Proving triangle inequality holds for Jaccard Distance

1.4k Views Asked by At

The following explanation is given in the Mining of Massive Datasets Textbook to prove that the triangle inequality holds for the Jaccard Distance (this sign $!=$ means does not equal):

"For the triangle inequality, recall from Section 3.3.3 that $\text{SIM}(x, y)$ is the probability a random minhash function maps $x$ and $y$ to the same value. Thus, the Jaccard distance $d(x, y)$ is the probability that a random minhash function does not send $x$ and $y$ to the same value. We can therefore translate the condition $d(x, y) \leq d(x, z) + d(z, y)$ to the statement that, if $h$ is a random minhash function, then the probability that $h(x) != h(y)$ is no greater than the sum of the probability that $h(x) != h(z)$ and the probability that $h(z) != h(y)$. However, this statement is true because whenever $h(x) != h(y)$, at least one of $h(x)$ and $h(y)$ must be different from $h(z)$. They could not both be $h(z)$, because then $h(x)$ and $h(y)$ would be the same."

reference link : http://infolab.stanford.edu/~ullman/mmds/ch3.pdf

May someone elaborate further on this , especially the two last sentences?
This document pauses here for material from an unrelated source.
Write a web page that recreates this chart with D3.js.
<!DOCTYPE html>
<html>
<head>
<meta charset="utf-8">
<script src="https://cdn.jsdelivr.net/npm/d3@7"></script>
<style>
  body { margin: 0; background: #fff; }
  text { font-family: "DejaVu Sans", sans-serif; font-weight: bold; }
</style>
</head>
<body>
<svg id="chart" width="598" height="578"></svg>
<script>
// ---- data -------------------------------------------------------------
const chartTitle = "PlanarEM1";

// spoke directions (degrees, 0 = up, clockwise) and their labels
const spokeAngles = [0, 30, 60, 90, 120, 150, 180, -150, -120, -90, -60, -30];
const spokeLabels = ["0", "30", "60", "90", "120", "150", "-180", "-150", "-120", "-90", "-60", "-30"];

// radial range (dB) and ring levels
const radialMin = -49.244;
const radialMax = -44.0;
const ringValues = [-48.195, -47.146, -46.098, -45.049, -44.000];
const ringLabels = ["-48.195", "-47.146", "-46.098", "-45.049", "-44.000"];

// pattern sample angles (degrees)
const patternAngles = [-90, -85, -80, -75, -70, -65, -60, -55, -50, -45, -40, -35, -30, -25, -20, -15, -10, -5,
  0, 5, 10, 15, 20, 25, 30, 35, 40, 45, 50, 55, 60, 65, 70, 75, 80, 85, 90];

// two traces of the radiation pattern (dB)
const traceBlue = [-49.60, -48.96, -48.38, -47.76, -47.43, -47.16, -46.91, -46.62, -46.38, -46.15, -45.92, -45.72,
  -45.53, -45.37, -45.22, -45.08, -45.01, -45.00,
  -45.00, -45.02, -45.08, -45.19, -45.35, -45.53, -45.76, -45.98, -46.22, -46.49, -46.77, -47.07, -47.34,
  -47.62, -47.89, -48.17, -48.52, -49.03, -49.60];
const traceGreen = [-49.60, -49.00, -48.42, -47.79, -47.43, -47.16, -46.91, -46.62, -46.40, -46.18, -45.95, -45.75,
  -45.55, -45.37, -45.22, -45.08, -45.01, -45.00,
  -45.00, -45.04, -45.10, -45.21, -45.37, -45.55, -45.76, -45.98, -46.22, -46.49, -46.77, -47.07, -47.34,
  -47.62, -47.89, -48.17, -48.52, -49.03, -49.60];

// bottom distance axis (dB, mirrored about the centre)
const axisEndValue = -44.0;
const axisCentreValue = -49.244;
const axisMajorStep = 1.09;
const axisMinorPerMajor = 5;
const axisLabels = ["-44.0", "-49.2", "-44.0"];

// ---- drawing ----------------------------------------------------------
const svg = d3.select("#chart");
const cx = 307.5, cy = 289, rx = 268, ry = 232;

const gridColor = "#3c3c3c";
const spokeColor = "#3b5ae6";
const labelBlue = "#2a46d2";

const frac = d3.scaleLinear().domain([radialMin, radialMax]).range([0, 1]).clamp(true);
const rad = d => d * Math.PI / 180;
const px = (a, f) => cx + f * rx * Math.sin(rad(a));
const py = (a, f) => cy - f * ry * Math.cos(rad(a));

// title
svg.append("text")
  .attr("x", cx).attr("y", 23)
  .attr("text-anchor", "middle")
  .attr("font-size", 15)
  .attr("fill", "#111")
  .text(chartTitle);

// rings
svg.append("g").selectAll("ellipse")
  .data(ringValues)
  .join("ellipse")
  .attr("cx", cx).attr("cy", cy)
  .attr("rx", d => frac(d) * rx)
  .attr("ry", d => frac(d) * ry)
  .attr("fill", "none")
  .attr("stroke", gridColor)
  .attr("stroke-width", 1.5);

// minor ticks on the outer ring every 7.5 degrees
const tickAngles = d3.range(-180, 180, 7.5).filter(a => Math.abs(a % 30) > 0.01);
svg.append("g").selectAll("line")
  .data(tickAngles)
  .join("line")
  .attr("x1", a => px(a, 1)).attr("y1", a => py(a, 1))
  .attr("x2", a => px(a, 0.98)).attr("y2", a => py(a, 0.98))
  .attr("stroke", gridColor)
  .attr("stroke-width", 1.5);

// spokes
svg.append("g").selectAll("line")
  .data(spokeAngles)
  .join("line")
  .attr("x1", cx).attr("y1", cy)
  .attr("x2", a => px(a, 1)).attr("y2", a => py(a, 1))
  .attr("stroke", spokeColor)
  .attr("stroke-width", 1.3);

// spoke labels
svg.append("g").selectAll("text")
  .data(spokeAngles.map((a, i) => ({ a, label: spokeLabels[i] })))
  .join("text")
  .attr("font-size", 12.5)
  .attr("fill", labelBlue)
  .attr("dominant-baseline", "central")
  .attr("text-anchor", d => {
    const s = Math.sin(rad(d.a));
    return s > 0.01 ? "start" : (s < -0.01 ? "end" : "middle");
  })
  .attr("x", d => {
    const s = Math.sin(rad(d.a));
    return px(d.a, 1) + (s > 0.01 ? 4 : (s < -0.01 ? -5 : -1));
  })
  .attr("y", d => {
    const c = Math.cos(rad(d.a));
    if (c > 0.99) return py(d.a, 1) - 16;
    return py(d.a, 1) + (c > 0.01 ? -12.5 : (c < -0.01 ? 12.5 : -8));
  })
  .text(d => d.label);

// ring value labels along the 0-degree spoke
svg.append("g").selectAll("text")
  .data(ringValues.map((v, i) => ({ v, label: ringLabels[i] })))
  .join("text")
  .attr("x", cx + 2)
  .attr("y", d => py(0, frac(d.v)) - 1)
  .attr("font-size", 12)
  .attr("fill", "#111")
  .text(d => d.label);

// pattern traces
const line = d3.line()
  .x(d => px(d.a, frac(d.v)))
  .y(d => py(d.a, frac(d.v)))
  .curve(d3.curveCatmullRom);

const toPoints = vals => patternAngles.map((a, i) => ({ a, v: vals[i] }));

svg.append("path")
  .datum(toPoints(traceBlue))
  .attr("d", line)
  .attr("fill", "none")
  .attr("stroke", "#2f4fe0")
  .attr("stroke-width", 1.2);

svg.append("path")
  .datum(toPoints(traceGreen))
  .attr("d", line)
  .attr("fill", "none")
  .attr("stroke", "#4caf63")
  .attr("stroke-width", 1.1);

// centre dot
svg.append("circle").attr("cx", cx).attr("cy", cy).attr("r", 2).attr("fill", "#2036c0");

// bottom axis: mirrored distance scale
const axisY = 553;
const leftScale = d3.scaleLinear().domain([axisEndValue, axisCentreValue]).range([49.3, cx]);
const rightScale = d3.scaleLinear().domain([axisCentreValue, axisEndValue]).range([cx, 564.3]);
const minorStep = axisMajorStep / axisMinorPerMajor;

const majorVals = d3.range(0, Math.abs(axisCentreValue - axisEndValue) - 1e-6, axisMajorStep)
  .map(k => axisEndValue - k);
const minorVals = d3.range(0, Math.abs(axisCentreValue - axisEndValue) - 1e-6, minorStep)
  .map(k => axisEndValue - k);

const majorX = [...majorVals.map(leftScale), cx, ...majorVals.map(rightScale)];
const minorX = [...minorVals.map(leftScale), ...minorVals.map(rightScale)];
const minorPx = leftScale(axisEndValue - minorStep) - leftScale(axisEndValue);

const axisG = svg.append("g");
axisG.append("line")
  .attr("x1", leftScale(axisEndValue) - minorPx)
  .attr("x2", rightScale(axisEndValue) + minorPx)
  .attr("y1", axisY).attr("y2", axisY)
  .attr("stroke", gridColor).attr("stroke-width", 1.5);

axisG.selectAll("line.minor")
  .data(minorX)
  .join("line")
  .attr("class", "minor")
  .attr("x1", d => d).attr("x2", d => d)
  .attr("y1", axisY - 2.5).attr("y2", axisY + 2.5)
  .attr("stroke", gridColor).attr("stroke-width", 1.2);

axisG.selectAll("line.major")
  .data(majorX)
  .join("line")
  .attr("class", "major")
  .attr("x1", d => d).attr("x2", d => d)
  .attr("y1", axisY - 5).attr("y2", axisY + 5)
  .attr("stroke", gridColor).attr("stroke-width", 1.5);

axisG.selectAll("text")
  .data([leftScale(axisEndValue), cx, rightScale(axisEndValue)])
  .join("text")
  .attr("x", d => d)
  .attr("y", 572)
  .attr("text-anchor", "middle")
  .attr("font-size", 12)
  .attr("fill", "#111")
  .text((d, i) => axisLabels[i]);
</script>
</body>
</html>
That is where the gist of the proof is but if someone could present it in a different and more "step by step" way, then that would be great.

Thank you.

1

There are 1 best solutions below

1
On BEST ANSWER

Let $h$ be a random minhash function (note --- I'm not entirely sure what a minhash function is, but I don't believe this actually matters for the explaination).

We have that: $$d(x,y) = \mathbb{P}[h(x)!=h(y)]$$ We want to show that: $$\mathbb{P}[h(x) != h(y)] \leq \mathbb{P}[h(x) != h(z)] + \mathbb{P}[h(z) != h(y)]$$ When they say "When $h(x)!= h(y)$", this is the same as conditioning each probability on the fact that $h(x)!=h(y)$, so we get: $$\mathbb{P}[h(x)!=h(y)\mid h(x)!=h(y)] \leq \overbrace{\mathbb{P}[h(x)!=h(z)\mid h(x)!=h(y)]}^{A} +\overbrace{\mathbb{P}[h(z)!=h(y)\mid h(x)!=h(y)]}^{B}$$ Clearly, the very left probability is $1$. Now, if at least one of the probabilities on the right is $1$, we'll be done. It's easy to see this will be the case. Imagine $h(x) = h(z)$. Then, the probability marked $A$ will be $0$, but because $h(x)!=h(y)$, we'll have that $h(z) != h(y)$ (as $h(x) = h(z)$ here), so the probability marked $B$ will always occur (so will contribute $1$), so the inequality will be satisfied.

Now, imagine $h(z) = h(y)$. Then, reversing the above argument, $B$ will contribute $0$ and $A$ will contribute $1$, and the inequality will be satisfied.

If neither of these are true, then we have that $h(z)!=h(y)$ and $h(x)!=h(z)$, so $A$ and $B$ will both contribute $1$, and the inequality is satisfied.

So essentially, they just check all the possibilities. One possibility they don't check is when the very left probability is $0$ (so condition all events on $h(x) = h(y)$, but we don't need to do this, as all probabilities are greater than or equal to $0$, so whatever appears on the right will satisfy the inequality.